I wonder how many Wikipedia readers still use a mouse.  



On Fri, Nov 9, 2018 at 8:54 AM Aaron Halfaker <ahalfaker@wikimedia.org> wrote:
See also: Chen, M. C., Anderson, J. R., & Sohn, M. H. (2001, March). What can a mouse cursor tell us more?: correlation of eye/mouse movements on web browsing. In CHI'01 extended abstracts on Human factors in computing systems (pp. 281-282). ACM.   (I can provide the PDF on request -- too big to attach)
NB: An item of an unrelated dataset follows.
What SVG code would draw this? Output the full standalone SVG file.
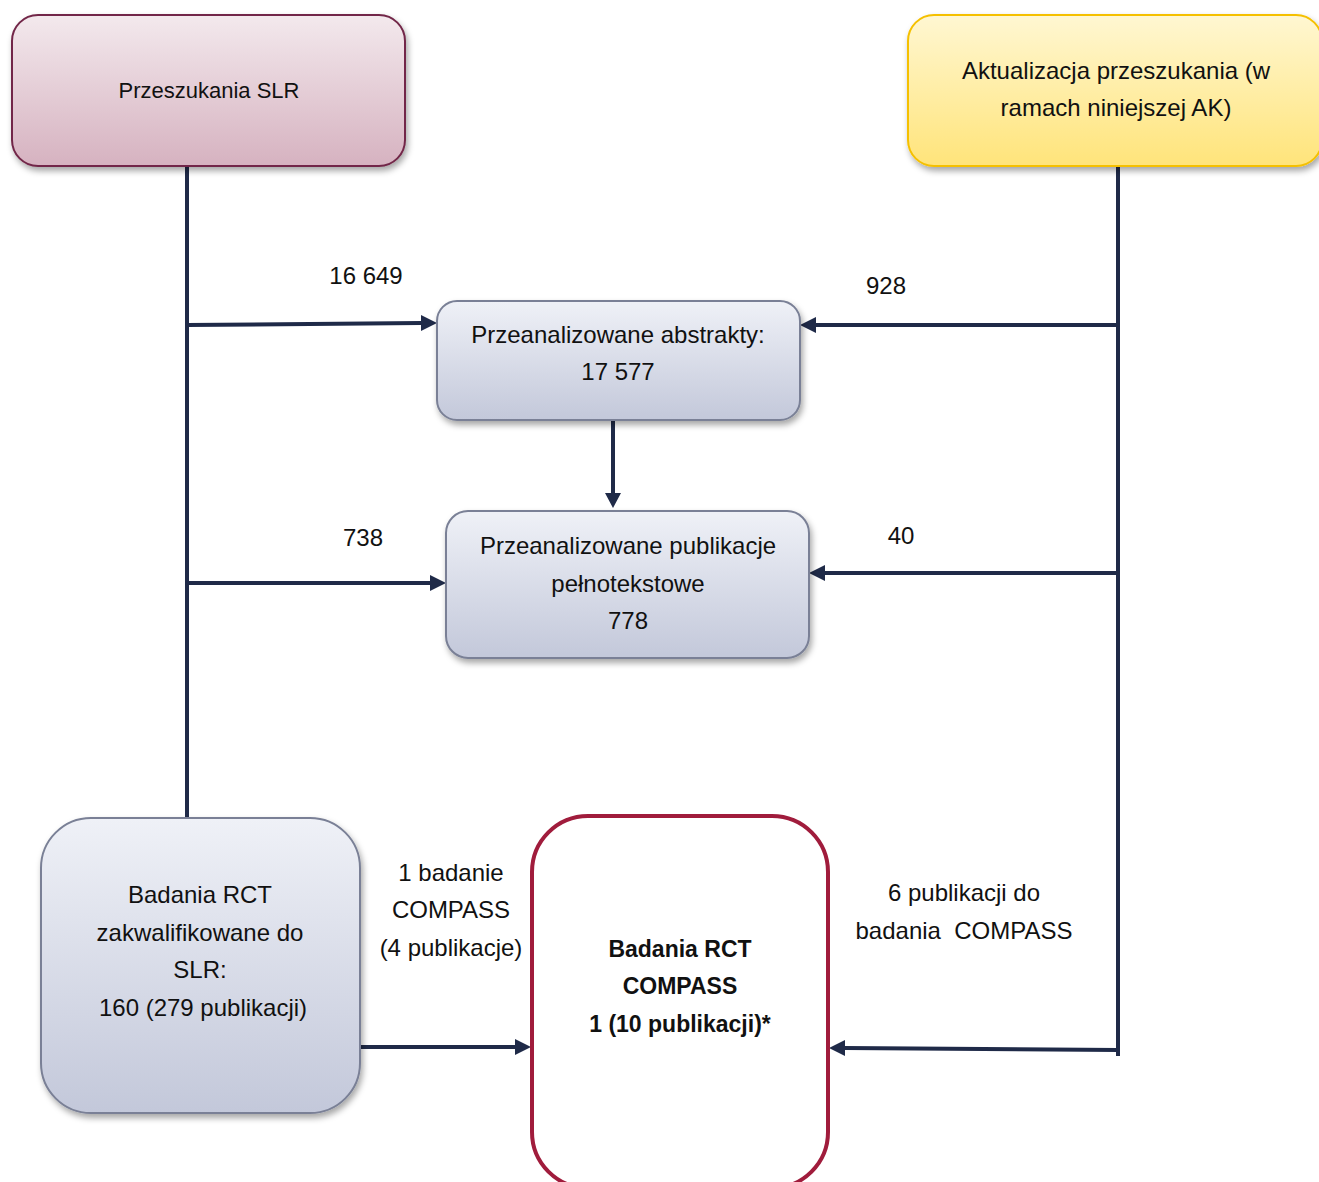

Kim, N. W., Bylinskii, Z., Borkin, M. A., Gajos, K. Z., Oliva, A., Durand, F., & Pfister, H. (2017). BubbleView: an interface for crowdsourcing image importance maps and tracking visual attention. ACM Transactions on Computer-Human Interaction (TOCHI), 24(5), 36. https://arxiv.org/pdf/1702.05150 

I don't know how readily available mouse-based attention tracking solutions are.  But from the literature, it seems like there are good options for understanding attention through purely software means. 

-Aaron

 
On Fri, Nov 9, 2018 at 11:24 AM Tilman Bayer <tbayer@wikimedia.org> wrote:

On Fri, Nov 9, 2018 at 3:38 AM, Gilles Dubuc <gilles@wikimedia.org> wrote:
I've just discovered and received today an amazing piece of hardware that a lot of you might find useful. It's called the Tobii Eye Tracker 4C, which can be used with the Tobii Pro Sprint hosted service.


This could allow us to do lab user testing where we record gaze cheaply and very easily.